[Records shown start]
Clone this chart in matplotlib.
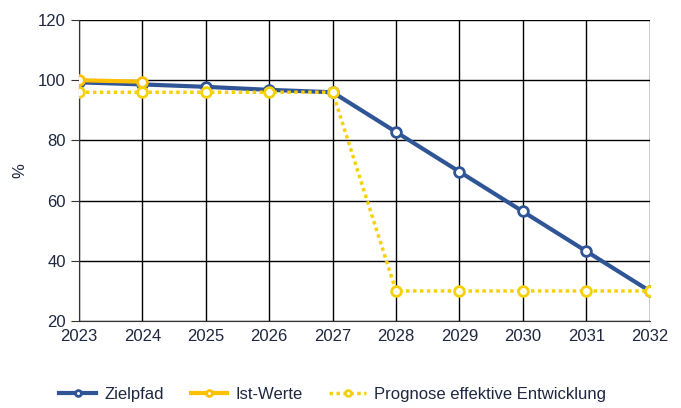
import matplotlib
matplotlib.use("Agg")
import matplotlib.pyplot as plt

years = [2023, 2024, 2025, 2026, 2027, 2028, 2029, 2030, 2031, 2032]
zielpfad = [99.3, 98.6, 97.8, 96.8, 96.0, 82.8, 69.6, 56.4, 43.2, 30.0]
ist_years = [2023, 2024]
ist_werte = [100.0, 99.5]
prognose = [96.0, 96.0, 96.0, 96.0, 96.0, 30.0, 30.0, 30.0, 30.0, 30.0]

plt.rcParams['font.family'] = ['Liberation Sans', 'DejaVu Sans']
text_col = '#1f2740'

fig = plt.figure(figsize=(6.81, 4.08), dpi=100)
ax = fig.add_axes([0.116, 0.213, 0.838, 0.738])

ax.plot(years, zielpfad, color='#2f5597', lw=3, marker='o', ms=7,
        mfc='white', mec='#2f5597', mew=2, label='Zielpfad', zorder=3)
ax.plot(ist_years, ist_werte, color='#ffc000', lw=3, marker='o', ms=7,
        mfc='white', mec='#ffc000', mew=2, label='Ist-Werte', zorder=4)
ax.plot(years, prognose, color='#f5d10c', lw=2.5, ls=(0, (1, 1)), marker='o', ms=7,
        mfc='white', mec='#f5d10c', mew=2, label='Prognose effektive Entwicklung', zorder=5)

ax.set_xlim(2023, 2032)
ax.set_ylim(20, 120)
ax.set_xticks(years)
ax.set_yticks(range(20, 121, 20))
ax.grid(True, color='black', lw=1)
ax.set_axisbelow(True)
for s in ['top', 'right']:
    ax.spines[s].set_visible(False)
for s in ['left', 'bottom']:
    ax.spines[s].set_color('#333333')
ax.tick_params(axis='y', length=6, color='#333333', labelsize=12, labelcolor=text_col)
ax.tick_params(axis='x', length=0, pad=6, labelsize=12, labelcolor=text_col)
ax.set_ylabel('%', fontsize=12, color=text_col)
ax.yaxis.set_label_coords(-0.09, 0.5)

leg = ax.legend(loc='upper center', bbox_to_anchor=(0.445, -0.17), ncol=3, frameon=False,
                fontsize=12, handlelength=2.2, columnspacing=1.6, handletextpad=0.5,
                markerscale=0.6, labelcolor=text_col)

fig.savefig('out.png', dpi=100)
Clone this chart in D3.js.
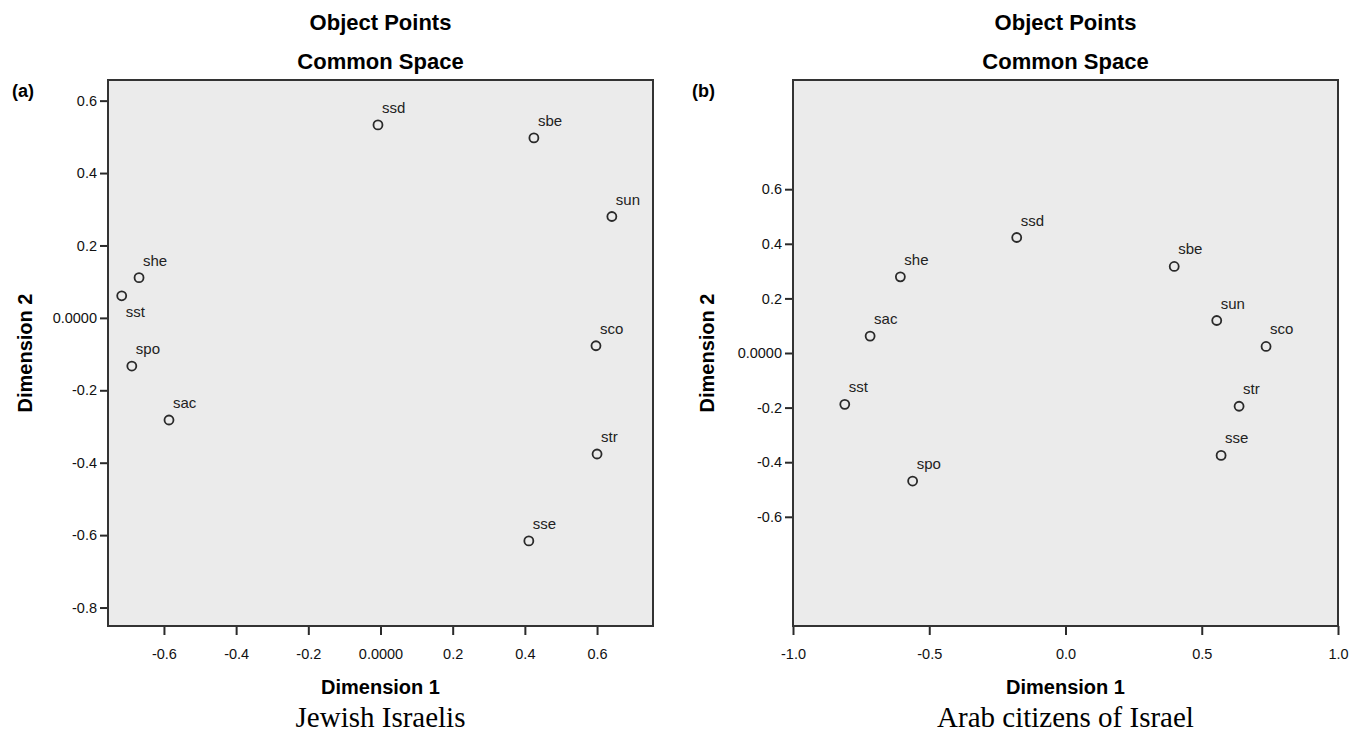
[Records shown end]
Report each line in the data that holds the word "Clone".

> The completed task
Clone this chart in matplotlib.
Clone this chart in D3.js.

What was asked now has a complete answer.